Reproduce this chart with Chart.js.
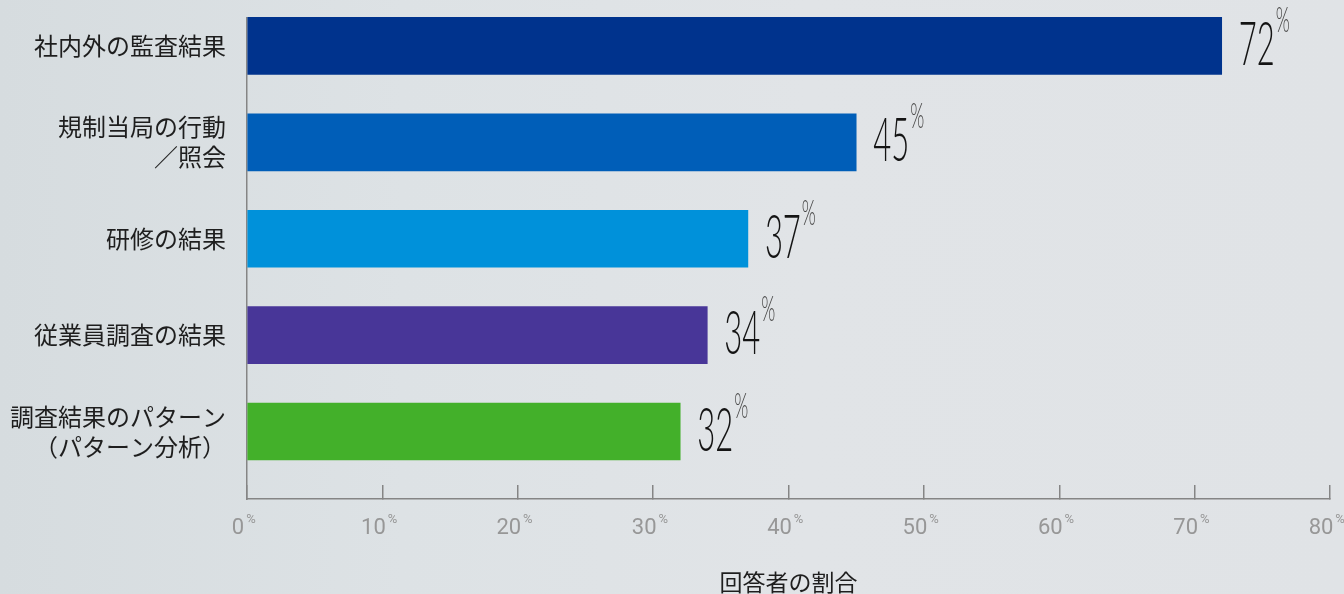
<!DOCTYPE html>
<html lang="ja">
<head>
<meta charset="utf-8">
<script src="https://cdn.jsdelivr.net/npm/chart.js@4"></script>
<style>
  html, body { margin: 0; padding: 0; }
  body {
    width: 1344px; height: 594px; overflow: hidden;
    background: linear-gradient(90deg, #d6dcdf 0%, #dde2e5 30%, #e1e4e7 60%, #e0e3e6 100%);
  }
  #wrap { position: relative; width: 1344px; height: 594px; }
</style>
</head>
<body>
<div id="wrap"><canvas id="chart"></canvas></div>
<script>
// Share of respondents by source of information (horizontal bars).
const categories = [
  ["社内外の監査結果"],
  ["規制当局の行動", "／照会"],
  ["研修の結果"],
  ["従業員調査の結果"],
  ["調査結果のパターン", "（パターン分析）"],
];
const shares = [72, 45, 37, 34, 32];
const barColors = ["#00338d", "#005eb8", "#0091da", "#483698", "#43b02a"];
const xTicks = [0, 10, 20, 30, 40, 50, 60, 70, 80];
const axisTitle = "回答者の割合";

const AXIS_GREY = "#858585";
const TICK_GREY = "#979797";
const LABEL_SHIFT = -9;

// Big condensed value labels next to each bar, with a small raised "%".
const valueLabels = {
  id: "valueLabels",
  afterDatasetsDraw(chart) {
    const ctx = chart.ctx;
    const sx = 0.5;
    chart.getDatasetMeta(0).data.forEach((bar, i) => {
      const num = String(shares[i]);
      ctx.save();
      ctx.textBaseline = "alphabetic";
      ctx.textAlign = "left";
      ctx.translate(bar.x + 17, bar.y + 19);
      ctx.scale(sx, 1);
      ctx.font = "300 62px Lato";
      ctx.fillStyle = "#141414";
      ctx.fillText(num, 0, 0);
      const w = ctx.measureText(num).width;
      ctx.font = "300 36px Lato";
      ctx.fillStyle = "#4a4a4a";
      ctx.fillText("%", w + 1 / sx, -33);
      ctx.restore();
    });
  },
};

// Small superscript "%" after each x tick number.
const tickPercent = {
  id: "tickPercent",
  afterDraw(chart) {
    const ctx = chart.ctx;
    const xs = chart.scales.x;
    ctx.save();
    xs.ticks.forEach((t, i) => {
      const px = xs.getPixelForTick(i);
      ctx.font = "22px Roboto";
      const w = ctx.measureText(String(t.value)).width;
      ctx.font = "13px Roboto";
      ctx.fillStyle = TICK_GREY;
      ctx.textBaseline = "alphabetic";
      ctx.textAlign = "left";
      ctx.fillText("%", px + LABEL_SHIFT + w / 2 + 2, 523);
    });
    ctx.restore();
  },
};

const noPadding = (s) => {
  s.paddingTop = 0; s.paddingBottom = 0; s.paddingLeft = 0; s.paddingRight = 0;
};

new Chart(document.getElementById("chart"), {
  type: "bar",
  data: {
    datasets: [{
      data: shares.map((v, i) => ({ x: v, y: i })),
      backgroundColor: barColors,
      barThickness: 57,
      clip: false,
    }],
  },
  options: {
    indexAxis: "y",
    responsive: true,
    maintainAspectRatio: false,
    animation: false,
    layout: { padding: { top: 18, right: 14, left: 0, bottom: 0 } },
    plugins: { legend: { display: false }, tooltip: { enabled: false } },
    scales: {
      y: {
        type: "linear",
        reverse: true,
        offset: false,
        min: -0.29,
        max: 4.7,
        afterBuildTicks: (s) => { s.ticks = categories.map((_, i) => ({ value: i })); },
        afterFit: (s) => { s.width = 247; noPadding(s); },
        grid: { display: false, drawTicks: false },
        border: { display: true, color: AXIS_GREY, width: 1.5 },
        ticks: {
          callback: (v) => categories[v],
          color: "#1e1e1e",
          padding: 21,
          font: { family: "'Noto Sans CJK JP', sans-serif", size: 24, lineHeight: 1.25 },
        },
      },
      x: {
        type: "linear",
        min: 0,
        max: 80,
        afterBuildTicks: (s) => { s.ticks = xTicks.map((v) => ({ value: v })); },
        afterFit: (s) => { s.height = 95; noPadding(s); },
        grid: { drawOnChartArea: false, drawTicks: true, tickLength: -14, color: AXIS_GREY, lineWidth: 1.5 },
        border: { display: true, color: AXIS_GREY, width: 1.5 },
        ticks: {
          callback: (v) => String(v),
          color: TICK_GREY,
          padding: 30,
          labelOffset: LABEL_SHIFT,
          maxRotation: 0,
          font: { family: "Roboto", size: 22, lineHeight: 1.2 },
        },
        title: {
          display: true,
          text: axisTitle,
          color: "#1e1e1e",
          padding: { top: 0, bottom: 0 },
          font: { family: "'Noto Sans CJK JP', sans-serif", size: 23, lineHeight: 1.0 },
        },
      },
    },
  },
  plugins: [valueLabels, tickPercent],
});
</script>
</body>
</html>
☆ ☆ ☆ ☆ ☆
*Objective*: Reproduce the full material exactly, excluding the pictures.

*Problem solution*:
Reproduce this chart with Chart.js.
<!DOCTYPE html>
<html lang="ja">
<head>
<meta charset="utf-8">
<script src="https://cdn.jsdelivr.net/npm/chart.js@4"></script>
<style>
  html, body { margin: 0; padding: 0; }
  body {
    width: 1344px; height: 594px; overflow: hidden;
    background: linear-gradient(90deg, #d6dcdf 0%, #dde2e5 30%, #e1e4e7 60%, #e0e3e6 100%);
  }
  #wrap { position: relative; width: 1344px; height: 594px; }
</style>
</head>
<body>
<div id="wrap"><canvas id="chart"></canvas></div>
<script>
// Share of respondents by source of information (horizontal bars).
const categories = [
  ["社内外の監査結果"],
  ["規制当局の行動", "／照会"],
  ["研修の結果"],
  ["従業員調査の結果"],
  ["調査結果のパターン", "（パターン分析）"],
];
const shares = [72, 45, 37, 34, 32];
const barColors = ["#00338d", "#005eb8", "#0091da", "#483698", "#43b02a"];
const xTicks = [0, 10, 20, 30, 40, 50, 60, 70, 80];
const axisTitle = "回答者の割合";

const AXIS_GREY = "#858585";
const TICK_GREY = "#979797";
const LABEL_SHIFT = -9;

// Big condensed value labels next to each bar, with a small raised "%".
const valueLabels = {
  id: "valueLabels",
  afterDatasetsDraw(chart) {
    const ctx = chart.ctx;
    const sx = 0.5;
    chart.getDatasetMeta(0).data.forEach((bar, i) => {
      const num = String(shares[i]);
      ctx.save();
      ctx.textBaseline = "alphabetic";
      ctx.textAlign = "left";
      ctx.translate(bar.x + 17, bar.y + 19);
      ctx.scale(sx, 1);
      ctx.font = "300 62px Lato";
      ctx.fillStyle = "#141414";
      ctx.fillText(num, 0, 0);
      const w = ctx.measureText(num).width;
      ctx.font = "300 36px Lato";
      ctx.fillStyle = "#4a4a4a";
      ctx.fillText("%", w + 1 / sx, -33);
      ctx.restore();
    });
  },
};

// Small superscript "%" after each x tick number.
const tickPercent = {
  id: "tickPercent",
  afterDraw(chart) {
    const ctx = chart.ctx;
    const xs = chart.scales.x;
    ctx.save();
    xs.ticks.forEach((t, i) => {
      const px = xs.getPixelForTick(i);
      ctx.font = "22px Roboto";
      const w = ctx.measureText(String(t.value)).width;
      ctx.font = "13px Roboto";
      ctx.fillStyle = TICK_GREY;
      ctx.textBaseline = "alphabetic";
      ctx.textAlign = "left";
      ctx.fillText("%", px + LABEL_SHIFT + w / 2 + 2, 523);
    });
    ctx.restore();
  },
};

const noPadding = (s) => {
  s.paddingTop = 0; s.paddingBottom = 0; s.paddingLeft = 0; s.paddingRight = 0;
};

new Chart(document.getElementById("chart"), {
  type: "bar",
  data: {
    datasets: [{
      data: shares.map((v, i) => ({ x: v, y: i })),
      backgroundColor: barColors,
      barThickness: 57,
      clip: false,
    }],
  },
  options: {
    indexAxis: "y",
    responsive: true,
    maintainAspectRatio: false,
    animation: false,
    layout: { padding: { top: 18, right: 14, left: 0, bottom: 0 } },
    plugins: { legend: { display: false }, tooltip: { enabled: false } },
    scales: {
      y: {
        type: "linear",
        reverse: true,
        offset: false,
        min: -0.29,
        max: 4.7,
        afterBuildTicks: (s) => { s.ticks = categories.map((_, i) => ({ value: i })); },
        afterFit: (s) => { s.width = 247; noPadding(s); },
        grid: { display: false, drawTicks: false },
        border: { display: true, color: AXIS_GREY, width: 1.5 },
        ticks: {
          callback: (v) => categories[v],
          color: "#1e1e1e",
          padding: 21,
          font: { family: "'Noto Sans CJK JP', sans-serif", size: 24, lineHeight: 1.25 },
        },
      },
      x: {
        type: "linear",
        min: 0,
        max: 80,
        afterBuildTicks: (s) => { s.ticks = xTicks.map((v) => ({ value: v })); },
        afterFit: (s) => { s.height = 95; noPadding(s); },
        grid: { drawOnChartArea: false, drawTicks: true, tickLength: -14, color: AXIS_GREY, lineWidth: 1.5 },
        border: { display: true, color: AXIS_GREY, width: 1.5 },
        ticks: {
          callback: (v) => String(v),
          color: TICK_GREY,
          padding: 30,
          labelOffset: LABEL_SHIFT,
          maxRotation: 0,
          font: { family: "Roboto", size: 22, lineHeight: 1.2 },
        },
        title: {
          display: true,
          text: axisTitle,
          color: "#1e1e1e",
          padding: { top: 0, bottom: 0 },
          font: { family: "'Noto Sans CJK JP', sans-serif", size: 23, lineHeight: 1.0 },
        },
      },
    },
  },
  plugins: [valueLabels, tickPercent],
});
</script>
</body>
</html>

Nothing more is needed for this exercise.